We talked briefly about teaching our youth to find someone who has a strong testimony of the gospel because that would greatly improve their chances (but not guarantee anything) of their being able to have that "perfect" marriage.

We read the first paragraph of section 6:
Marriage was ordained of God. It is a righteous principle when in holiness it is received and practiced. If men and women today would enter into this covenant in the spirit of humility, love and faith, as they are commanded to do, walking righteously in the ways of eternal life, there would be no divorce, no broken homes; but a happiness, a joy, beyond expression.29
We then discussed how if men and women enter into the marriage covenant with love and faith, they can find joy. I mentioned how "perfect" marriage doesn't mean that there is never a disagreement; even Lehi and Sariah had disagreements once in a while (See 1 Nephi 5:2). But "perfect" means perfect in Christ, that if we both are striving to be righteous and love God with all our hearts, that we will find that peace and joy that God intended for us to have.

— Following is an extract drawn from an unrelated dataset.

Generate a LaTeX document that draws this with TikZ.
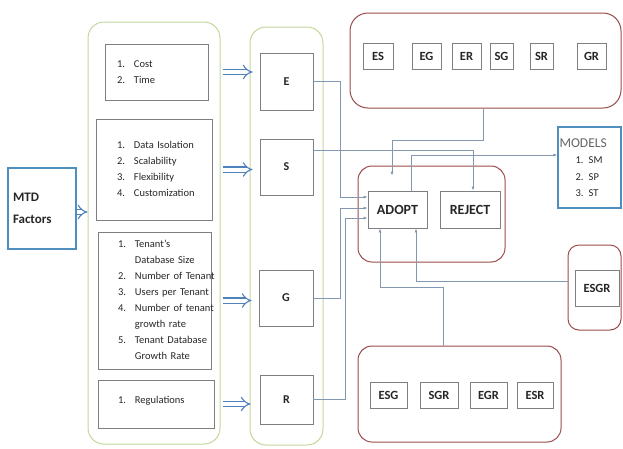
\documentclass[tikz,border=0pt]{standalone}
\usepackage{fontspec}
\setmainfont{Carlito}
\usetikzlibrary{arrows.meta}

\definecolor{greenc}{HTML}{C3D69B}
\definecolor{redc}{HTML}{9B4A4A}
\definecolor{bluec}{HTML}{4F8FBF}
\definecolor{boxc}{HTML}{7F7F7F}
\definecolor{linkc}{HTML}{8497B0}
\definecolor{dblc}{HTML}{4F81BD}

\begin{document}
\begin{tikzpicture}[x=1pt,y=-1pt,
  every node/.style={inner sep=0pt,text=black!85,font=\fontsize{10.5}{16}\selectfont},
  sz/.style 2 args={minimum width=#1pt,minimum height=#2pt},
  grnpanel/.style={draw=greenc,line width=1pt,rounded corners=16pt},
  redpanel/.style={draw=redc,line width=1pt,rounded corners=14pt},
  bluebox/.style={draw=bluec,line width=1.4pt},
  listbox/.style 2 args={draw=boxc,line width=0.8pt,fill=white,align=left,inner xsep=#1pt,text width=#2pt},
  factor/.style={draw=boxc,line width=0.8pt,fill=white,font=\bfseries\fontsize{12}{14}\selectfont},
  code/.style={draw=boxc,line width=0.8pt,fill=white,minimum height=26pt,font=\bfseries\fontsize{12.5}{14}\selectfont},
  link/.style={draw=linkc,line width=0.7pt,-{Latex[length=4pt,width=3pt]}},
  dbl/.style={draw=dblc,line width=1.1pt,double=white,double distance=4pt,-{Implies[scale=1.2]}}]
  \useasboundingbox (0,0) rectangle (623,448);
  \node[grnpanel,sz={132}{422}] (lpanel) at (154,233) {};
  \node[grnpanel,sz={73}{418}] (mpanel) at (286.5,236) {};
  \node[redpanel,sz={271}{95},rounded corners=18pt] (codes2) at (485.5,60.5) {};
  \node[redpanel,sz={147}{96}] (decide) at (431.5,214) {};
  \node[redpanel,sz={53}{85},rounded corners=11pt] (codes4) at (594.5,287.5) {};
  \node[redpanel,sz={203}{96}] (codes3) at (459.5,394) {};
  \node[bluebox,sz={68}{81},align=left,text width=58pt,font=\bfseries\fontsize{13}{22}\selectfont] (mtd) at (42,208.5) {MTD\\Factors\\[-6pt]};
  \node[listbox={12}{79},minimum height=56pt] (cost) at (156.5,72) {\begin{tabular}{@{}l@{\hspace{9pt}}l@{}}1.&Cost\\2.&Time\end{tabular}};
  \node[listbox={21}{74},minimum height=101pt] (data) at (154,169.5) {\begin{tabular}{@{}l@{\hspace{9pt}}l@{}}1.&Data Isolation\\2.&Scalability\\3.&Flexibility\\4.&Customization\end{tabular}};
  \node[listbox={20}{73},minimum height=137pt] (tenant) at (154.5,300.5) {\begin{tabular}{@{}l@{\hspace{9pt}}l@{}}1.&Tenant's\\&Database Size\\2.&Number of Tenant\\3.&Users per Tenant\\4.&Number of tenant\\&growth rate\\5.&Tenant Database\\&Growth Rate\end{tabular}};
  \node[listbox={20}{76},minimum height=48pt] (reg) at (156,404) {\begin{tabular}{@{}l@{\hspace{9pt}}l@{}}1.&Regulations\\[8pt]\end{tabular}};
  \node[factor,sz={53}{57}] (E) at (286.5,81.5) {E};
  \node[factor,sz={53}{56}] (S) at (286.5,167) {S};
  \node[factor,sz={54}{56}] (G) at (286,298) {G};
  \node[factor,sz={53}{49}] (R) at (286.5,399.5) {R};
  \node[code,minimum width=30pt] (es) at (378,56.5) {ES};
  \node[code,minimum width=29pt] (eg) at (426.5,56.5) {EG};
  \node[code,minimum width=29pt] (er) at (466.5,56.5) {ER};
  \node[code,minimum width=23pt] (sg) at (501.5,56.5) {SG};
  \node[code,minimum width=23pt] (sr) at (541.5,56.5) {SR};
  \node[code,minimum width=29pt] (gr) at (591.5,56.5) {GR};
  \node[bluebox,sz={63}{81},align=left,text width=60pt,font=\fontsize{10.5}{16.5}\selectfont] (models) at (589.5,167.5) {{\fontsize{13.5}{16}\selectfont\color{black!60}MODELS}\\\hspace*{16pt}1.\enspace SM\\\hspace*{16pt}2.\enspace SP\\\hspace*{16pt}3.\enspace ST};
  \node[code,sz={59}{37},font=\bfseries\fontsize{14}{16}\selectfont] (adopt) at (397.5,209.5) {ADOPT};
  \node[code,sz={60}{37},font=\bfseries\fontsize{14}{16}\selectfont] (reject) at (470,209.5) {REJECT};
  \node[code,sz={44}{36}] (esgr) at (597,288) {ESGR};
  \node[code,minimum width=37pt] (esg) at (388.5,395) {ESG};
  \node[code,minimum width=38pt] (sgr) at (439,395) {SGR};
  \node[code,minimum width=37pt] (egr) at (488.5,395) {EGR};
  \node[code,minimum width=36pt] (esr) at (535,395) {ESR};
  \draw[link] (E.east) -- ++(27,0) |- ([yshift=12.5pt]adopt.west);
  \draw[link] (G.east) -- ++(27,0) |- ([yshift=1.5pt]adopt.west);
  \draw[link] (R.east) -- ++(32,0) |- ([yshift=-8.5pt]adopt.west);
  \draw[link] ([yshift=17pt]S.east) -| ([xshift=3pt]reject.north);
  \draw[link] ([xshift=-2.5pt]codes2.south) -- ++(0,32) -| ([xshift=-5.5pt,yshift=15pt]adopt.north);
  \draw[link] ([xshift=13.5pt]adopt.north) |- ([yshift=12.5pt]models.west);
  \draw[link] ([xshift=-16.5pt]codes3.north) -- ++(0,-58) -| ([xshift=-17.5pt]adopt.south);
  \draw[link] ([yshift=6.5pt]codes4.west) -| ([xshift=18.5pt]adopt.south);
  \draw[dbl] ([yshift=-3.5pt]mtd.east) -- ([yshift=-3.5pt]mtd.east -| lpanel.west);
  \draw[dbl,shorten <=2pt,shorten >=7pt] (cost.east -| lpanel.east) -- (cost.east -| E.west);
  \draw[dbl,shorten <=2pt,shorten >=7pt] (data.east -| lpanel.east) -- (data.east -| S.west);
  \draw[dbl,shorten <=2pt,shorten >=7pt] (tenant.east -| lpanel.east) -- (tenant.east -| G.west);
  \draw[dbl,shorten <=2pt,shorten >=9pt] (reg.east -| lpanel.east) -- (reg.east -| R.west);
\end{tikzpicture}
\end{document}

I closed by reading the last paragraph of section 6:
If a man and his wife were earnestly and faithfully observing all the ordinances and principles of the gospel, there could not arise any cause for divorce. The joy and happiness pertaining to the marriage relationship would grow sweeter, and husband and wife would become more and more attached to each other as the days go by. Not only would the husband love the wife and the wife the husband, but children born to them would live in an atmosphere of love and harmony. The love of each for the others would not be impaired, and moreover the love of all towards our Eternal Father and his Son Jesus Christ would be more firmly rooted in their souls.31
I adding my testimony to President Smith's. If everyone obeyed these principals, if everyone worked towards achieving the "perfect" marriage, then this world would truly become a wonderful place. This is the goal and the vision that we should be seeking. This is the happiness that God intended for us to find through marriage.